§ Available data
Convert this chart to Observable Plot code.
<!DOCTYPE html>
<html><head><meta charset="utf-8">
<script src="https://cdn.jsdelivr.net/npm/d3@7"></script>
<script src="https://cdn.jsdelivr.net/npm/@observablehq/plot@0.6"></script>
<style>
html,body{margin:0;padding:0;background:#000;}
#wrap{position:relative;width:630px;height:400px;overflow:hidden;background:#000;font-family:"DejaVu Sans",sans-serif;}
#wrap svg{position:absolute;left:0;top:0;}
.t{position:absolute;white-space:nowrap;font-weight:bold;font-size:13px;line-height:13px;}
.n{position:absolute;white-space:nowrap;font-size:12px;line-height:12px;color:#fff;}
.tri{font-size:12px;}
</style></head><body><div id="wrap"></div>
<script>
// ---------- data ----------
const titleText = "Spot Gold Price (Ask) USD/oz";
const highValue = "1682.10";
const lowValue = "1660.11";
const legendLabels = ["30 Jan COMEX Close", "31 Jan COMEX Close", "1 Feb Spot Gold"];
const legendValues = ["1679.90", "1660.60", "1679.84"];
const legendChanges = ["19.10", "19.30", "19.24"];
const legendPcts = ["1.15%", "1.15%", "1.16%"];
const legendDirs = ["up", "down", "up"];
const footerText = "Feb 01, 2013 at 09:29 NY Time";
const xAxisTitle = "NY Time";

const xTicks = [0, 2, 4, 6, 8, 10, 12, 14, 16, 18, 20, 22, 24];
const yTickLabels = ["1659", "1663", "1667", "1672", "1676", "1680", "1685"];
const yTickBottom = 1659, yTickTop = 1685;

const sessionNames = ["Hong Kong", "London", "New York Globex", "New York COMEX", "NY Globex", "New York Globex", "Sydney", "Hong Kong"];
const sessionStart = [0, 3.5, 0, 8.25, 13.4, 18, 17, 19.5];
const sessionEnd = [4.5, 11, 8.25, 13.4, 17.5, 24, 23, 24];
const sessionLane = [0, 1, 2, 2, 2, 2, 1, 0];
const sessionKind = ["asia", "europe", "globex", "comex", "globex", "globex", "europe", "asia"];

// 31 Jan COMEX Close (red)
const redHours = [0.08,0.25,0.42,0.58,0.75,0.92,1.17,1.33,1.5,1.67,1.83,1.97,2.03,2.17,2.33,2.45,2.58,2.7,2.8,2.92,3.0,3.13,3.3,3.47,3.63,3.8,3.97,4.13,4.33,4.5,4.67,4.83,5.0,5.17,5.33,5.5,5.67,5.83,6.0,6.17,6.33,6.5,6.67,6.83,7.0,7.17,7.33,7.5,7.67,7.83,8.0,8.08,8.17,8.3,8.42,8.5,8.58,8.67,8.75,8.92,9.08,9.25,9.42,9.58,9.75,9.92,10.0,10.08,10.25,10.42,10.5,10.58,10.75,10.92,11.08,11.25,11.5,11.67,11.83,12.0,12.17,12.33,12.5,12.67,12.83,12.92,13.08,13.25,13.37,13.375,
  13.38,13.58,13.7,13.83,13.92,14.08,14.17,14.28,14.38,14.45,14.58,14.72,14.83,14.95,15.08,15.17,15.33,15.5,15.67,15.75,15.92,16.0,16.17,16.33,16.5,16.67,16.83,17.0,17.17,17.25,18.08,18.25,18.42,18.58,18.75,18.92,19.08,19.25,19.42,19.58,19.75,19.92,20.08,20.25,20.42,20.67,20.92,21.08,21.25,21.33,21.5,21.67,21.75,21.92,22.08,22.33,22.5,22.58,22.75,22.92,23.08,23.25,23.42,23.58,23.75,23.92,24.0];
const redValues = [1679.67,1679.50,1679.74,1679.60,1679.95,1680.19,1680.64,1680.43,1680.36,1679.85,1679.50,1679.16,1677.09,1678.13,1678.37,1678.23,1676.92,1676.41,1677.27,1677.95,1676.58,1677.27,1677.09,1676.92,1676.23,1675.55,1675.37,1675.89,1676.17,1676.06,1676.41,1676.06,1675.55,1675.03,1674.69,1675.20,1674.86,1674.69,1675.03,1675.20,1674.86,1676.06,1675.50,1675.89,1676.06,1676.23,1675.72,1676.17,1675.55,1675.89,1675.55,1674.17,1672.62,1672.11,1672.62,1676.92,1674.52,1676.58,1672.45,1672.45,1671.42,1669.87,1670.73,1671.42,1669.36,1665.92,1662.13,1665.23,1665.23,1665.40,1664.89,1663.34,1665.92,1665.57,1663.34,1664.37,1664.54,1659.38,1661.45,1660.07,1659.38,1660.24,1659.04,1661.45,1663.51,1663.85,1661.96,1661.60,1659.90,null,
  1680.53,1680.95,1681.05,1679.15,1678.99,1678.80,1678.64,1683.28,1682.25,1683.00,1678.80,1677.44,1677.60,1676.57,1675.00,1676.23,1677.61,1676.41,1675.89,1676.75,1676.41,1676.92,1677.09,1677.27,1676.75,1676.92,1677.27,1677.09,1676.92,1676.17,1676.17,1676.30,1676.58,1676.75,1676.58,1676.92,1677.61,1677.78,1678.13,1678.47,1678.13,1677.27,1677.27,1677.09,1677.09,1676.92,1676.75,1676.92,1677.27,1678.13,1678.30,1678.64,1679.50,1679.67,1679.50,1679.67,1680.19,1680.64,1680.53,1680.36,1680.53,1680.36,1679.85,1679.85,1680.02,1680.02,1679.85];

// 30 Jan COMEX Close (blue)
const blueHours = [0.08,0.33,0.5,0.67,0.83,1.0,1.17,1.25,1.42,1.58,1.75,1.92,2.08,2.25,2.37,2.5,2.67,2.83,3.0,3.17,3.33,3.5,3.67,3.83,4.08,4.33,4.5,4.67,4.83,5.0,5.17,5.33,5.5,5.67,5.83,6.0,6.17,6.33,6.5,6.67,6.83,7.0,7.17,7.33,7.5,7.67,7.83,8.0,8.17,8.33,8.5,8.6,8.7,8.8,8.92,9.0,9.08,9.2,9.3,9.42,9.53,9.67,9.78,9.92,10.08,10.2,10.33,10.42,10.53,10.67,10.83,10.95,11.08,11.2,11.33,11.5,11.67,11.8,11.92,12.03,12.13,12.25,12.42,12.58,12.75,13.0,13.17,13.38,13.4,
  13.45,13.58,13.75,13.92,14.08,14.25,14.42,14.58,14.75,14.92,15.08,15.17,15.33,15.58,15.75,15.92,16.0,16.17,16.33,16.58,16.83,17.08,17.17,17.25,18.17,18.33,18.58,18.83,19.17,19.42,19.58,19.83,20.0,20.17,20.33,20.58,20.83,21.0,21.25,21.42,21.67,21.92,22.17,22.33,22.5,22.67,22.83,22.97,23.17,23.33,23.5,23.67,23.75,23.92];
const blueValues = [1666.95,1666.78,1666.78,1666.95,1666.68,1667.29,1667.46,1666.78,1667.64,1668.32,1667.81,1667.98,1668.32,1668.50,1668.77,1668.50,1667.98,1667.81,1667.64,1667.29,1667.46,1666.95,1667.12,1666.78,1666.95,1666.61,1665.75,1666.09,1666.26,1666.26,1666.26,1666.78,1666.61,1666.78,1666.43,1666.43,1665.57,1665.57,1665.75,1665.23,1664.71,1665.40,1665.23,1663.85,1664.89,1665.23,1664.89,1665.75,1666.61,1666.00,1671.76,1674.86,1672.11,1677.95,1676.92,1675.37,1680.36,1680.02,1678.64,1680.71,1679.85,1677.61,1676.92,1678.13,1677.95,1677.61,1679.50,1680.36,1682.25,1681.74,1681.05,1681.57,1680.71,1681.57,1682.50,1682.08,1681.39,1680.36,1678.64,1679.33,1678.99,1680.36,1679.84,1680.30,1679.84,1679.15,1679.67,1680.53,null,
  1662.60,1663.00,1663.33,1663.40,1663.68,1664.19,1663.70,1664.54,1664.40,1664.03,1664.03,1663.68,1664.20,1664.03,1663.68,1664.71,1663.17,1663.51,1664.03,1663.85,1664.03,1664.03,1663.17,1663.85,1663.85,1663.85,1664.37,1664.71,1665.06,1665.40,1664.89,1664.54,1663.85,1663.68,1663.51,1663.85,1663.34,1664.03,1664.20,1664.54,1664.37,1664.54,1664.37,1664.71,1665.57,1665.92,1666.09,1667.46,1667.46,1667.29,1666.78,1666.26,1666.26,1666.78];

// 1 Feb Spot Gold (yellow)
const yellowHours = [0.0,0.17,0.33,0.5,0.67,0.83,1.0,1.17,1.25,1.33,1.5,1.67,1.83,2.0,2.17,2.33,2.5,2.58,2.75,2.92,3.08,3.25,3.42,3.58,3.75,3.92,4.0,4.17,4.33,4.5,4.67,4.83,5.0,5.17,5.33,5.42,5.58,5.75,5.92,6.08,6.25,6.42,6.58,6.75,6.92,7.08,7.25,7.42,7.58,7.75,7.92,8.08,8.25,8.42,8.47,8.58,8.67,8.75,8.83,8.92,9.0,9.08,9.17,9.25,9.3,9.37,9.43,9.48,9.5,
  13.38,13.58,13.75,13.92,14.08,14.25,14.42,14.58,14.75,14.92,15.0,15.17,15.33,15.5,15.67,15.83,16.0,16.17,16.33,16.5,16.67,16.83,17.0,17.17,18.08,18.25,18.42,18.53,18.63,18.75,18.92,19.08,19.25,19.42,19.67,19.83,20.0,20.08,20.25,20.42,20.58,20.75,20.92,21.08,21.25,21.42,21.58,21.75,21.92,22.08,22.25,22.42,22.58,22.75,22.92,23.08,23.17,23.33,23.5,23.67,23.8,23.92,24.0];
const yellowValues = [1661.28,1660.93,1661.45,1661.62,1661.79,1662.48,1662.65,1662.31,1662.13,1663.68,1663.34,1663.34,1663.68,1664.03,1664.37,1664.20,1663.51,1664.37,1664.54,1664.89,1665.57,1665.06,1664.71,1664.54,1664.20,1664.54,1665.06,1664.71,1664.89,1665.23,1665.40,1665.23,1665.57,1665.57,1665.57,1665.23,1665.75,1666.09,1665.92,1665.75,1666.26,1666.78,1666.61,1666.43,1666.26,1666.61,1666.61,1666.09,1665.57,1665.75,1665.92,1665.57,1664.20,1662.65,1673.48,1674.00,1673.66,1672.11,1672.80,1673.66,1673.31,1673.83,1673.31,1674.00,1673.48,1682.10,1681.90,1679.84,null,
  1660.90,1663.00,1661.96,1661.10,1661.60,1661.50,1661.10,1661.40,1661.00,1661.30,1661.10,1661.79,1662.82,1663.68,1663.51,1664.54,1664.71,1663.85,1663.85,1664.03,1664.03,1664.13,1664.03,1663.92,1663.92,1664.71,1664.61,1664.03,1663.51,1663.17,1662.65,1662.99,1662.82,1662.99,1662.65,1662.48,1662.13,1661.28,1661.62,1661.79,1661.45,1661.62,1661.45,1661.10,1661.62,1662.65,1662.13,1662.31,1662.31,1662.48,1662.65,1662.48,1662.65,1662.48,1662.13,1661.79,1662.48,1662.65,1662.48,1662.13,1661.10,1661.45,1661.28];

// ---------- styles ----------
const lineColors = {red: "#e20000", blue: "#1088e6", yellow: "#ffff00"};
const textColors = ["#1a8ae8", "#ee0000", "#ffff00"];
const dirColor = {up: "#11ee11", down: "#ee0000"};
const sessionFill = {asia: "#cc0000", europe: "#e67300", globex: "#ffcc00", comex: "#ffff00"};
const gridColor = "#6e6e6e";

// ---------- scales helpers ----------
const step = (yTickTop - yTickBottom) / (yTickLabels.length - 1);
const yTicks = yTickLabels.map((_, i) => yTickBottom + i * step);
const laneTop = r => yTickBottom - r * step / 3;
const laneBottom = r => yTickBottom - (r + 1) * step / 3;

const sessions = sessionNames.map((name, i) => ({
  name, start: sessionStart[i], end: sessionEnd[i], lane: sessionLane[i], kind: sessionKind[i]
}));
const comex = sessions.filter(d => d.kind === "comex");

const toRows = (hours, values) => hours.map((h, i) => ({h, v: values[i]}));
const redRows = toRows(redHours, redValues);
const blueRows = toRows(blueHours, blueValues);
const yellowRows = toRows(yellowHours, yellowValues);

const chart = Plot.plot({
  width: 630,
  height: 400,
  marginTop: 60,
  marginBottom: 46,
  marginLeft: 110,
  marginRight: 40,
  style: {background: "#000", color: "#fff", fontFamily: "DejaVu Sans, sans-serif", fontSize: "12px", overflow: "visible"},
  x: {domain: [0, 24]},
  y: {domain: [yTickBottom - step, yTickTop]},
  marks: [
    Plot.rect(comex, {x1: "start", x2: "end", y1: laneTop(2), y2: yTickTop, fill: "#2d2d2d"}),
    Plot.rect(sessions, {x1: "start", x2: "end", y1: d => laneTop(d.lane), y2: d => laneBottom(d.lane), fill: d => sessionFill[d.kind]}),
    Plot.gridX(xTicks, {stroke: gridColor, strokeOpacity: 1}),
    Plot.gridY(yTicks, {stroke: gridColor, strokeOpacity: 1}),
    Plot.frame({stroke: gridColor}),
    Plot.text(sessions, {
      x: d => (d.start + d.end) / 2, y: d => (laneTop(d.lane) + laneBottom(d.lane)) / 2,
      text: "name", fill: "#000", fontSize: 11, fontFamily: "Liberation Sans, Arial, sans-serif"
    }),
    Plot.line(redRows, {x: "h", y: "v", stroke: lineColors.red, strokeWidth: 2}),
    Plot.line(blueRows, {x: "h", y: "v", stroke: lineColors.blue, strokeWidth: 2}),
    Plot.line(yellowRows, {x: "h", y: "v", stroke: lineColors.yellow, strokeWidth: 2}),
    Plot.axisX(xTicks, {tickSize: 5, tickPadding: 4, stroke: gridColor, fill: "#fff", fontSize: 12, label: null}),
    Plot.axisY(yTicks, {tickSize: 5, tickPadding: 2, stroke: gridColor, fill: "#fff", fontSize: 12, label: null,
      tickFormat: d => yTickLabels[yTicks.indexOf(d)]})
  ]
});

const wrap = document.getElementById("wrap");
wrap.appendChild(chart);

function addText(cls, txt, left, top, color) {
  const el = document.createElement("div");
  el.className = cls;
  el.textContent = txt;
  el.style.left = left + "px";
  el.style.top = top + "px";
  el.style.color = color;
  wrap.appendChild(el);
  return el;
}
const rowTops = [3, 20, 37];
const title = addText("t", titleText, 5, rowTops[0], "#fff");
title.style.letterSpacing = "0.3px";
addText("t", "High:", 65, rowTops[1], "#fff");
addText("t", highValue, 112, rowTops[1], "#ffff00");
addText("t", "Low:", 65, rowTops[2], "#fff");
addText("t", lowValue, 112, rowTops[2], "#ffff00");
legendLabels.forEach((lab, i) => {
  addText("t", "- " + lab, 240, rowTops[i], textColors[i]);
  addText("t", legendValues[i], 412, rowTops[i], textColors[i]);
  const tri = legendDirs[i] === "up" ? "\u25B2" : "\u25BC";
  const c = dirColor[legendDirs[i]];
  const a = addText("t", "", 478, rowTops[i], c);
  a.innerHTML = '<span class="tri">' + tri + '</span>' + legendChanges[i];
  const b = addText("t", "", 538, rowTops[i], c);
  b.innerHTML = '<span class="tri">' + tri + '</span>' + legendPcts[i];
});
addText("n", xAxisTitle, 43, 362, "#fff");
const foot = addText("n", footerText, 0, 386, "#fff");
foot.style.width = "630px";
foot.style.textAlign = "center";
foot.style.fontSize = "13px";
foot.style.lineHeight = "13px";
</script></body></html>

§ Task brief
Return exactly the opening lines of the listing above, ending with the line that has "const yTickBottom = 1659, yTickTop = 1685;".

§ Answer to this task
Convert this chart to Observable Plot code.
<!DOCTYPE html>
<html><head><meta charset="utf-8">
<script src="https://cdn.jsdelivr.net/npm/d3@7"></script>
<script src="https://cdn.jsdelivr.net/npm/@observablehq/plot@0.6"></script>
<style>
html,body{margin:0;padding:0;background:#000;}
#wrap{position:relative;width:630px;height:400px;overflow:hidden;background:#000;font-family:"DejaVu Sans",sans-serif;}
#wrap svg{position:absolute;left:0;top:0;}
.t{position:absolute;white-space:nowrap;font-weight:bold;font-size:13px;line-height:13px;}
.n{position:absolute;white-space:nowrap;font-size:12px;line-height:12px;color:#fff;}
.tri{font-size:12px;}
</style></head><body><div id="wrap"></div>
<script>
// ---------- data ----------
const titleText = "Spot Gold Price (Ask) USD/oz";
const highValue = "1682.10";
const lowValue = "1660.11";
const legendLabels = ["30 Jan COMEX Close", "31 Jan COMEX Close", "1 Feb Spot Gold"];
const legendValues = ["1679.90", "1660.60", "1679.84"];
const legendChanges = ["19.10", "19.30", "19.24"];
const legendPcts = ["1.15%", "1.15%", "1.16%"];
const legendDirs = ["up", "down", "up"];
const footerText = "Feb 01, 2013 at 09:29 NY Time";
const xAxisTitle = "NY Time";

const xTicks = [0, 2, 4, 6, 8, 10, 12, 14, 16, 18, 20, 22, 24];
const yTickLabels = ["1659", "1663", "1667", "1672", "1676", "1680", "1685"];
const yTickBottom = 1659, yTickTop = 1685;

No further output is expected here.